JN: Oh yeah. Another friend of ours just made a short film. And on the set, they took the pictures of the poster, and they had someone with a video camera, and someone taking really good still photographs. And I was thinking, I would have done all of that, if I had known. We had no idea. It's one of the things I'm really kick myself about. We don't even have any good photographs from the set. It's unbelievable. We have one roll of bad snapshots that my brother-in-law took.

JL: (Laughing) Our photographs are pathetic. What we did to get photos was we ended up taking really high-res grabs off a digi-beta, and did a lot of color correction. For the most part, they look like stills.

JN: Joseph did a great job with the stills. It's the perfect example to me of when we were making this is was like we were wetting our feet along way to getting this film done. I didn't think I would have a framed letter from George Lucas up on my wall.

SH: He wrote you a letter in response to the film?

JN: Yeah.

JL: And we got one for sending him the poster as well.

JN: He really responded well to the film. He thought it was great. He thought it was funny. And I think he really thought of it as a homage to him, and not of any kind of a slight.

JL: Our intent was to make the poster for Toronto. And little did we know it was going to become such a coveted item.

JN: If someone had said to me on the set "what are you going to do for the poster." I would have said (laughing) "F*** you. Let's try to get this shot done." You have no idea that anyone's even going to like what you're doing.

SH: When did you first see the completed film? Or when did you guys finally say "This is it. This is what we're going with."

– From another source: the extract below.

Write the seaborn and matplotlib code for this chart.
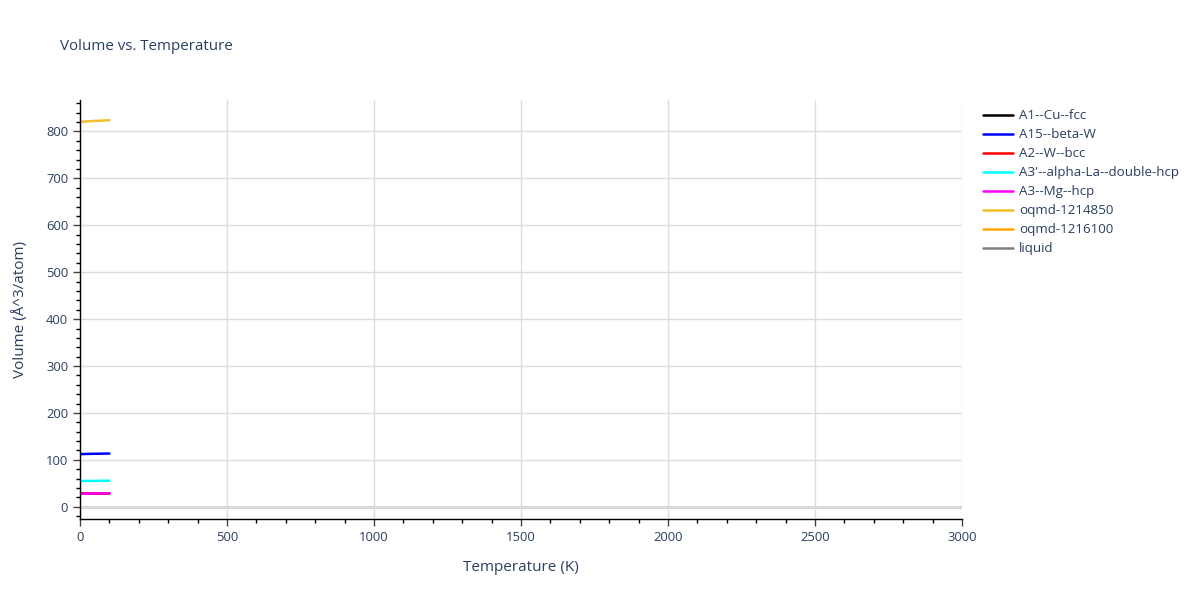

JL: It was somewhere around May 15 that we decided this is the 'locked' picture. So we made all of our editing choices by then. And then we were working on sound and music. But it was May 24 when we had our final tape that we were going to hand out to people, so they could just sit down and watch. We actually started giving out the film while it was in duplication, which it was in for a while because we were making hundreds of copies. There were a few people around town who we gave it to early.

JN: Joseph's connections were a big part of that. I gave it to like two people, and one of them was my girlfriend.

SH: You guys had a write-up in Variety, and all of a sudden, the news was out. To me, the buzz sort of started with that.

JL: Yeah.

JN: That was a total Joseph-thing.

JL: I used to work at William Morris for an agent who represents Quentin Tarantino. He's the head of his department. And he was speaking to Michael Fleming one day and talking about it (GLIL). And about ten minutes later I got a call from Michael and he said "I'm running this in my Thursday dish column."

JN: He said "Do you want to be in Variety?", and you said "Yeah", and then the AP picked up Michael's column, then USA Today, NBC. And separately, my new-found manager at that point hooked us up with the Hollywood Reporter and CNN. So it was really hitting on two fronts.

JL: But before all of the press, it was simply just being circulated, copied and re-circulated in Hollywood.

JN: And that was Joseph's big time. At that time I remember saying, "I sent a copy to my Mom and I gave a copy to Abby." And then he's like, "well my list of 100 industry contacts has been now distributed to." It all worked out.

And here's two cool things. We were on version 3, this is picture editing time, and the difference between version 2 and version 3 was very slight and we didn't know 'were we done', or 'were we not done.' "I think this is really close." "I don't know." And then I go into work the next day, and the editor is not there. And someone walked in and said "Ryan's wife had the baby!" So we were like, "Well, I guess we're picture-lock."

SH: Maybe part of the creative process is sometimes you just have to stop, or else you just keep creating.

JN: Good point.

JL: Fate definitely was on our side.

JN: And the other little detail, which I always forget, is that Martin and Lisa had never met before the first rehearsal, and they've been dating ever since.

SH: Really.

JN: Yup. They're an item. So I guess life is imitating art.